If you’ve ever felt that familiar knot in your stomach when opening that email, you’re not alone.

This seemingly routine administrative task represents far more than data collection; it’s your organisation’s annual declaration of financial stewardship, governance standards and legal compliance to the regulator that holds your charitable status.

The stakes are higher than many trustees realise. Research shows that 38% of small charities make errors in their Annual Returns – which triggers regulatory attention.

Some mistakes seem minor but create lasting damage. Others appear technical yet can end trustee careers. Understanding which errors cross the line from administrative oversight to regulatory misconduct has become essential for protecting both personal and organisational interests.

Financial Reporting Errors: When Your Numbers Tell the Wrong Story

Financial discrepancies in your Annual Return often reveal governance issues that extend beyond simple accounting mistakes. When your submitted figures don’t align with your underlying financial reality, the Commission immediately questions your board’s oversight capabilities.

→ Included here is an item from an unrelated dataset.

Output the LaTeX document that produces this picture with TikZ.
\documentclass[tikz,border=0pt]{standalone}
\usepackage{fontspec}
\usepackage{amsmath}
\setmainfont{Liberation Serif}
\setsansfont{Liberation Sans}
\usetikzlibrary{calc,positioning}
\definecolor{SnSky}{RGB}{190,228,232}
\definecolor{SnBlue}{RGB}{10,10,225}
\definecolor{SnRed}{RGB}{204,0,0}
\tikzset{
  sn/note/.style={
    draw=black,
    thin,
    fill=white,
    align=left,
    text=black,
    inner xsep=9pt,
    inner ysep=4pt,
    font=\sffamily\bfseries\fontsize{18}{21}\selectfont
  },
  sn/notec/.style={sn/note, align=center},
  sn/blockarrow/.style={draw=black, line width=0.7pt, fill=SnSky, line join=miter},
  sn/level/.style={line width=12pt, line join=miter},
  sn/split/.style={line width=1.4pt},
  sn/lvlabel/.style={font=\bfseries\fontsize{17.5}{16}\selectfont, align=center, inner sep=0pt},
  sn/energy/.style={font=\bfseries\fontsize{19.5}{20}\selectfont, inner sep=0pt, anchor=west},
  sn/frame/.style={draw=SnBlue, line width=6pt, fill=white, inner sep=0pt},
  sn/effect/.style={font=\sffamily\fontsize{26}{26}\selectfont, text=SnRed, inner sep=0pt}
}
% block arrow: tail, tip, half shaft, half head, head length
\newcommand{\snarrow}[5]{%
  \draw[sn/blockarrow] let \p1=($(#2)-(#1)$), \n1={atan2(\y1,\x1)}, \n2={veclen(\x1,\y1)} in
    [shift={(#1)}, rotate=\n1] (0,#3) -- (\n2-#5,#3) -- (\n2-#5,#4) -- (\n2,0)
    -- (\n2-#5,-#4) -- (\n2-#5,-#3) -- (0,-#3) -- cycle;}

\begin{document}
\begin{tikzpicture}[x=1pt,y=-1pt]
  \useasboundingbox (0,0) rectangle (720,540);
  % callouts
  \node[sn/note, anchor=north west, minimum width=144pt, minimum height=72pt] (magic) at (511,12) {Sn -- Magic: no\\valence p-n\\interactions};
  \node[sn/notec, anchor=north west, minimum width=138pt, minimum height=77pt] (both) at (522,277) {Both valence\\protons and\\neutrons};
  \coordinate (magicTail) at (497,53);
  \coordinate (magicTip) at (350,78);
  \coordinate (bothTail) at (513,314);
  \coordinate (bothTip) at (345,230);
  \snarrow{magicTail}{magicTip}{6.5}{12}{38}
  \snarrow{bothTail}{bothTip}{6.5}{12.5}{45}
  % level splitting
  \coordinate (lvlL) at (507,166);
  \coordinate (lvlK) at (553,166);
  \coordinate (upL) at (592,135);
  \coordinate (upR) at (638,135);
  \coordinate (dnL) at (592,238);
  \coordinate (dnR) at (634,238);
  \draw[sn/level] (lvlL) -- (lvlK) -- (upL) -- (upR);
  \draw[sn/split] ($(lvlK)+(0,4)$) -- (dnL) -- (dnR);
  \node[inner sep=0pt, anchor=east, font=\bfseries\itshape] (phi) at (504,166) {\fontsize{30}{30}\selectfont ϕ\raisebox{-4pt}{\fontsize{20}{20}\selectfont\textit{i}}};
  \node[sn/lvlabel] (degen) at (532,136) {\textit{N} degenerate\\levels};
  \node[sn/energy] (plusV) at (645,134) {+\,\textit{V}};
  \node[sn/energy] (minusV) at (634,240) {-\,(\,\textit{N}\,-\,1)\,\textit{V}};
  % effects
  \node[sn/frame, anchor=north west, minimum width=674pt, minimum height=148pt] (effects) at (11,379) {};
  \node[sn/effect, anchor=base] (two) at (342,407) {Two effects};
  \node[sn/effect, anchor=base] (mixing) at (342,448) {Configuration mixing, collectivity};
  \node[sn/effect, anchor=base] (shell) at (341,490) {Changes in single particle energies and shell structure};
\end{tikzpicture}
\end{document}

The Most Common Financial Mistakes You Can Make

Certain patterns of error consistently emerge across Annual Return submissions. You might submit figures that don’t match your audited accounts, misclassify expenditure categories or omit significant items entirely. These discrepancies typically stem from misunderstanding charity-specific accounting requirements rather than deliberate misrepresentation.

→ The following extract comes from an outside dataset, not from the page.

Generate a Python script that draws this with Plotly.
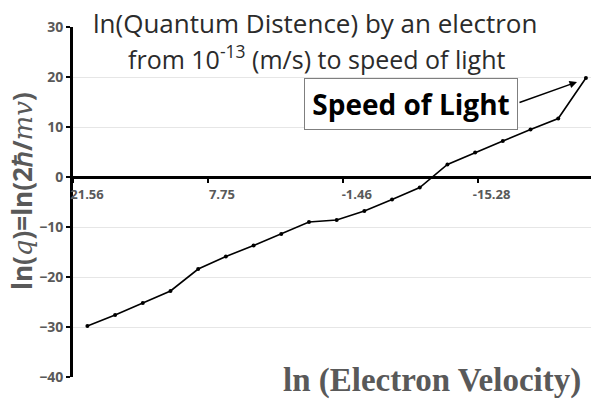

The most problematic errors include:

  • Expenditure misclassification – reporting programme costs as fundraising expenses
  • Fund accounting confusion – mixing restricted and unrestricted income reporting
  • SORP non-compliance – using outdated accounting policies
  • Complete omission of significant transactions

Fund accounting confusion affects many smaller charities, especially around restricted grants and designated reserves. You might categorise a restricted grant for youth services as general income, making it appear you have more flexible funding than reality allows.

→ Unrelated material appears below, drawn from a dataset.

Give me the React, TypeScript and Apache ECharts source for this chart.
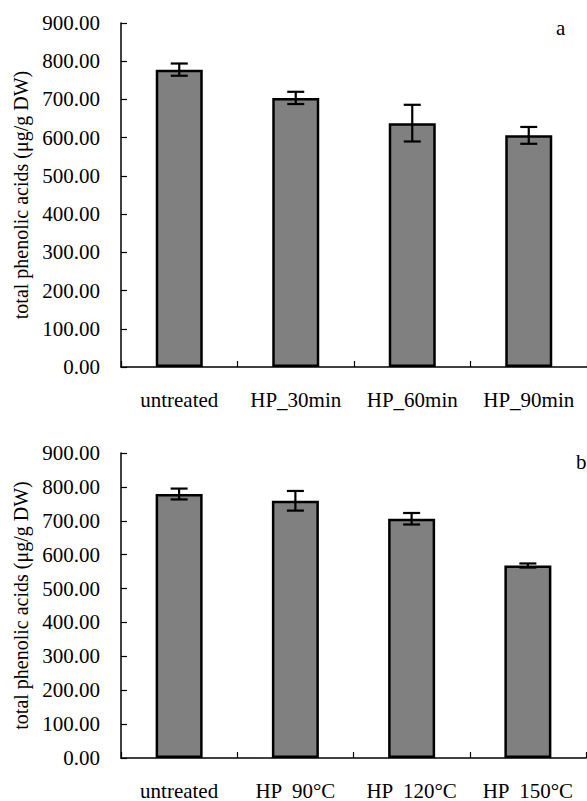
import React, { useEffect, useRef } from "react";
import * as echarts from "echarts";

const categoriesA = ["untreated", "HP_30min", "HP_60min", "HP_90min"];
const valuesA = [778, 704, 638, 606];
const errorsA = [16, 16, 48, 22];

const categoriesB = ["untreated", "HP  90°C", "HP  120°C", "HP  150°C"];
const valuesB = [779, 759, 706, 568];
const errorsB = [16, 29, 17, 6];

const yTicks = [0, 100, 200, 300, 400, 500, 600, 700, 800, 900];
const yTitle = "total phenolic acids (μg/g DW)";
const panelLabels = ["a", "b"];

const FONT = "Liberation Serif, serif";

function errorRender(params: any, api: any) {
  const lo = api.coord([api.value(0), api.value(1)]);
  const hi = api.coord([api.value(0), api.value(2)]);
  const cx = lo[0];
  const hw = 8.5;
  const style = { stroke: "#000", lineWidth: 2.2 };
  return {
    type: "group",
    children: [
      { type: "line", shape: { x1: cx, y1: lo[1], x2: cx, y2: hi[1] }, style },
      { type: "line", shape: { x1: cx - hw, y1: lo[1], x2: cx + hw, y2: lo[1] }, style },
      { type: "line", shape: { x1: cx - hw, y1: hi[1], x2: cx + hw, y2: hi[1] }, style },
    ],
  };
}

export default function App() {
  const ref = useRef<HTMLDivElement>(null);
  useEffect(() => {
    if (!ref.current) return;
    const chart = echarts.init(ref.current, null, { renderer: "svg" });

    const xAxisCommon = (idx: number, cats: string[]) => ({
      type: "category",
      gridIndex: idx,
      data: cats,
      axisLine: { lineStyle: { color: "#000", width: 1.5 } },
      axisTick: { show: true, inside: true, length: 6, alignWithLabel: false, lineStyle: { color: "#000", width: 1.2 } },
      axisLabel: { interval: 0, margin: 22, fontSize: 21, color: "#000", fontFamily: FONT },
    });
    const yAxisCommon = (idx: number) => ({
      type: "value",
      gridIndex: idx,
      min: yTicks[0],
      max: yTicks[yTicks.length - 1],
      interval: 100,
      name: yTitle,
      nameLocation: "middle",
      nameGap: 86,
      nameRotate: 90,
      nameTextStyle: { fontSize: 20, color: "#000", fontFamily: FONT },
      axisLine: { show: true, lineStyle: { color: "#000", width: 1.5 } },
      axisTick: { show: true, inside: true, length: 6, lineStyle: { color: "#000", width: 1.2 } },
      axisLabel: {
        margin: 21,
        fontSize: 21,
        color: "#000",
        fontFamily: FONT,
        formatter: (v: number) => v.toFixed(2),
      },
      splitLine: { show: false },
    });

    const barStyle = { color: "#808080", borderColor: "#000", borderWidth: 2.5 };

    chart.setOption({
      animation: false,
      backgroundColor: "#fff",
      textStyle: { fontFamily: FONT },
      grid: [
        { left: 121, top: 23, width: 470, height: 344 },
        { left: 121, top: 453, width: 465, height: 306 },
      ],
      xAxis: [xAxisCommon(0, categoriesA), xAxisCommon(1, categoriesB)],
      yAxis: [yAxisCommon(0), yAxisCommon(1)],
      series: [
        { type: "bar", xAxisIndex: 0, yAxisIndex: 0, data: valuesA, barWidth: 47, itemStyle: barStyle },
        {
          type: "custom",
          xAxisIndex: 0,
          yAxisIndex: 0,
          renderItem: errorRender,
          encode: { x: 0, y: [1, 2] },
          data: valuesA.map((v, i) => [i, v - errorsA[i], v + errorsA[i]]),
          z: 10,
        },
        { type: "bar", xAxisIndex: 1, yAxisIndex: 1, data: valuesB, barWidth: 47, itemStyle: barStyle },
        {
          type: "custom",
          xAxisIndex: 1,
          yAxisIndex: 1,
          renderItem: errorRender,
          encode: { x: 0, y: [1, 2] },
          data: valuesB.map((v, i) => [i, v - errorsB[i], v + errorsB[i]]),
          z: 10,
        },
      ],
      graphic: [
        { type: "text", x: 556, y: 17, style: { text: panelLabels[0], fontSize: 21, fill: "#000", fontFamily: FONT } },
        { type: "text", x: 576, y: 451, style: { text: panelLabels[1], fontSize: 21, fill: "#000", fontFamily: FONT } },
      ],
    });
    return () => chart.dispose();
  }, []);
  return <div ref={ref} style={{ position: "absolute", left: 0, top: 0, width: 587, height: 801 }} />;
}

Why These Discrepancies Raise Regulatory Alarms

The Commission’s monitoring systems automatically flag implausible financial patterns. When your homeless charity reports 15% charitable spend while similar organisations show 75%, this indicates either operational problems or fundamental categorisation errors.

Research has identified widespread cost misallocation that undermines public understanding of how charitable funds reach beneficiaries. Unexplained surplus accumulation without strategic rationale suggests either poor planning or hidden activities that warrant investigation.

The Commission’s algorithms specifically target charitable spend ratios significantly below sector benchmark reserves accumulation patterns, which suggest hoarding rather than strategic planning as well as targetting dramatic income fluctuations which lack adequate explanation.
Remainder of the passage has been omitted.